MONTE-CARLO SIMULATION OF DIFFUSIVE PARTICLE-ACCELERATION IN SHOCK-WAVES WITH OBLIQUE MAGNETIC-FIELDS

Using Monte Carlo simulation, the phase-space distribution function of diffusively accelerated particles in shock waves with oblique magnetic fields is calculated. We adopt test particle approximation and adiabaticity at the shock crossing. Both large-angle scattering and pitch-angle scattering are examined as possible diffusion processes. We calculate the distribution function for a shock speed of 0.1c, a compression ratio of 4.0, and various values of cos Phi up, where Phi(up) is the angle between the magnetic field and shock normal in the upstream rest frame. From the calculated distribution function, we obtain the spectral index and the acceleration time-scale. The spectral index lies in the range 1.5 less than or equal to alpha less than or equal to 2.1 in the case of the large-angle scattering for a reasonable obliqueness, and becomes large for extremely oblique shocks.
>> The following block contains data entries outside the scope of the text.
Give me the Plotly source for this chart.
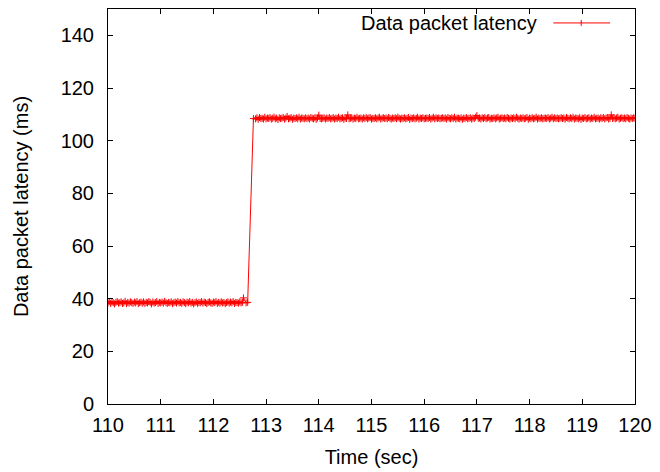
import numpy as np
import plotly.graph_objects as go

# Latency samples (ms) before the route change, sampled every 25 ms from t=110.000 s
low_start = 110.0
low_step = 0.025
low_latency = [
    38.4, 38.9, 38.2, 38.7, 38.5, 38.0, 38.6, 38.9, 38.3, 38.5,
    38.8, 38.2, 38.4, 39.0, 38.1, 38.6, 38.3, 38.8, 38.5, 38.2,
    38.7, 38.4, 38.9, 38.1, 38.5, 38.7, 38.3, 38.8, 38.2, 38.6,
    38.4, 38.9, 38.6, 38.0, 38.7, 38.3, 38.5, 38.9, 38.2, 38.6,
    38.4, 38.7, 38.3, 39.0, 38.5, 38.2, 38.6, 38.4, 38.8, 38.1,
    38.5, 38.7, 38.3, 38.9, 38.4, 38.6, 38.2, 38.8, 38.5, 38.1,
    38.7, 38.4, 38.9, 38.3, 38.6, 38.0, 38.5, 38.8, 38.2, 38.6,
    38.4, 38.9, 38.3, 38.7, 38.5, 38.1, 38.6, 38.8, 38.4, 38.2,
    38.7, 38.5, 38.9, 38.2, 38.6, 38.3, 38.8, 38.4, 38.6, 38.1,
    38.5, 38.8, 38.3, 38.7, 38.4, 38.9, 38.2, 38.6, 38.5, 38.3,
    38.8, 38.4, 38.6,
]

# Samples around the transition
transition_time = [112.57, 112.62, 112.65, 112.76]
transition_latency = [40.3, 38.4, 38.6, 108.4]

# Latency samples after the route change, every 25 ms from t=112.800 s
high_start = 112.8
high_step = 0.025
high_latency = [
    108.3, 108.7, 108.1, 108.8, 108.4, 108.5, 108.2, 108.9, 108.3, 108.6,
    108.4, 108.8, 108.2, 108.5, 108.9, 108.3, 108.6, 108.0, 108.7, 108.4,
    108.5, 108.8, 108.2, 108.6, 109.2, 108.3, 108.5, 108.8, 108.1, 108.6,
    108.4, 108.7, 108.3, 108.9, 108.2, 108.6, 108.5, 108.3, 108.7, 108.4,
    108.6, 108.2, 108.8, 108.5, 108.3, 108.7, 108.1, 108.6, 109.7, 108.4,
    108.3, 108.5, 108.7, 108.2, 108.6, 108.4, 108.8, 108.3, 108.5, 108.7,
    108.2, 108.6, 108.4, 108.9, 108.3, 108.5, 108.7, 108.1, 108.6, 108.4,
    109.8, 108.3, 108.5, 108.7, 108.2, 108.6, 108.4, 108.9, 108.3, 108.5,
    108.6, 108.2, 108.7, 108.4, 108.8, 108.3, 108.6, 108.8, 108.2, 108.5,
    108.4, 108.7, 108.3, 108.6, 108.9, 108.2, 108.5, 108.7, 108.4, 108.6,
    108.3, 108.8, 108.5, 108.2, 108.6, 108.4, 108.7, 108.3, 108.9, 108.5,
    108.2, 108.6, 108.4, 108.7, 108.3, 108.5, 108.8, 108.1, 108.6, 108.4,
    108.7, 108.3, 108.5, 108.9, 108.2, 108.6, 108.4, 108.7, 108.3, 108.5,
    108.6, 108.4, 108.8, 108.2, 108.5, 108.9, 108.3, 108.7, 108.4, 108.6,
    108.3, 108.5, 108.7, 108.4, 108.6, 108.2, 108.8, 108.5, 108.3, 108.7,
    108.4, 108.9, 108.2, 108.6, 108.5, 108.3, 108.7, 108.1, 108.6, 108.4,
    108.8, 108.3, 108.5, 108.7, 108.2, 108.6, 108.4, 108.9, 109.5, 108.5,
    108.6, 108.2, 108.7, 108.4, 108.8, 108.3, 108.6, 108.8, 108.2, 108.5,
    108.4, 108.7, 108.3, 108.6, 108.9, 108.2, 108.5, 108.7, 108.4, 108.6,
    108.3, 108.8, 108.5, 108.2, 108.6, 108.4, 108.7, 108.3, 108.9, 108.5,
    108.2, 108.6, 108.4, 108.7, 108.3, 108.5, 108.8, 108.1, 108.6, 108.4,
    108.7, 108.3, 108.5, 108.9, 108.2, 108.6, 108.4, 108.7, 108.3, 108.5,
    108.6, 108.4, 108.8, 108.2, 108.5, 108.9, 108.3, 108.7, 108.4, 108.6,
    108.3, 108.5, 108.7, 108.4, 108.6, 108.2, 108.8, 108.5, 108.3, 108.7,
    108.4, 108.9, 108.2, 108.6, 108.5, 108.3, 108.7, 108.1, 108.6, 108.4,
    108.8, 108.3, 108.5, 108.7, 108.2, 108.6, 108.4, 108.9, 108.3, 108.5,
    108.6, 108.2, 108.7, 108.4, 108.8, 108.3, 108.6, 108.8, 108.2, 108.5,
    109.8, 108.4, 108.7, 108.3, 108.6, 108.9, 108.2, 108.5, 108.7, 108.4,
    108.6, 108.3, 108.8, 108.5, 108.2, 108.6, 108.4, 108.7, 108.5,
]

x_ticks = [110, 111, 112, 113, 114, 115, 116, 117, 118, 119, 120]
y_ticks = [0, 20, 40, 60, 80, 100, 120, 140]

low_time = list(low_start + low_step * np.arange(len(low_latency)))
high_time = list(high_start + high_step * np.arange(len(high_latency)))

times = low_time + transition_time + high_time
latency = low_latency + transition_latency + high_latency

RED = "#ff0000"
FONT = "Liberation Sans, Arial, sans-serif"
FS = 20

fig = go.Figure()
fig.add_trace(go.Scatter(
    x=times, y=latency, mode="lines+markers",
    name="Data packet latency",
    line=dict(color=RED, width=1),
    marker=dict(symbol="cross-thin", size=5, line=dict(color=RED, width=1)),
    showlegend=False,
))

axis_common = dict(
    showline=True, linecolor="black", linewidth=1, mirror="ticks",
    ticks="inside", ticklen=5, tickcolor="black", tickwidth=1,
    showgrid=False, zeroline=False,
    tickfont=dict(family=FONT, size=FS, color="black"),
)

fig.update_layout(
    width=660, height=472,
    margin=dict(l=108, r=23, t=8, b=67),
    paper_bgcolor="white", plot_bgcolor="white",
    font=dict(family=FONT, size=FS, color="black"),
    xaxis=dict(range=[110, 120], tickvals=x_ticks, ticklabelstandoff=3,
               title=dict(text="Time (sec)", standoff=14,
                          font=dict(family=FONT, size=FS)),
               **axis_common),
    yaxis=dict(range=[0, 150], tickvals=y_ticks, ticklabelstandoff=9,
               title=dict(text="Data packet latency (ms)", standoff=26,
                          font=dict(family=FONT, size=FS)),
               **axis_common),
)

# Legend in the top-right corner: label followed by the line sample
legend_y = 1 - (22 - 8) / 397
x0 = (555 - 108) / 529
x1 = (612 - 108) / 529
xm = (583 - 108) / 529
fig.add_annotation(
    xref="paper", yref="paper", x=(541 - 108) / 529, y=legend_y,
    text="Data packet latency", showarrow=False,
    xanchor="right", yanchor="middle",
    font=dict(family=FONT, size=FS, color="black"),
)
fig.add_shape(type="line", xref="paper", yref="paper",
              x0=x0, x1=x1, y0=legend_y, y1=legend_y,
              line=dict(color=RED, width=1))
fig.add_shape(type="line", xref="paper", yref="paper",
              x0=xm, x1=xm, y0=legend_y - 3 / 397, y1=legend_y + 3 / 397,
              line=dict(color=RED, width=1))

fig.write_html("out.html")
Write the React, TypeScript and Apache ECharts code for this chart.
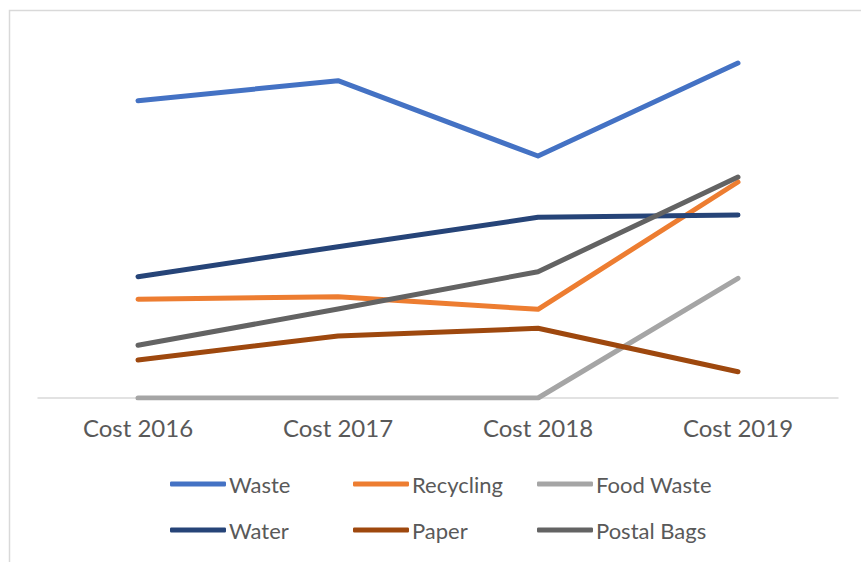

For the pitch angle scattering it lies in the range 1.0 less than or equal to alpha less than or equal to 2.1, which is quite similar to the earlier result of Kirk and Heavens. The resultant acceleration time becomes short as cos Phi(up) up decreases, and for cos Phi(up)less than or equal to 0.5 it is much shorter than the estimate based on the diffusion convection equation. It is one or two orders of magnitude shorter than that for the parallel shock. In general, pitch-angle scattering gives a flatter spectrum and a shorter acceleration time than large-angle scattering.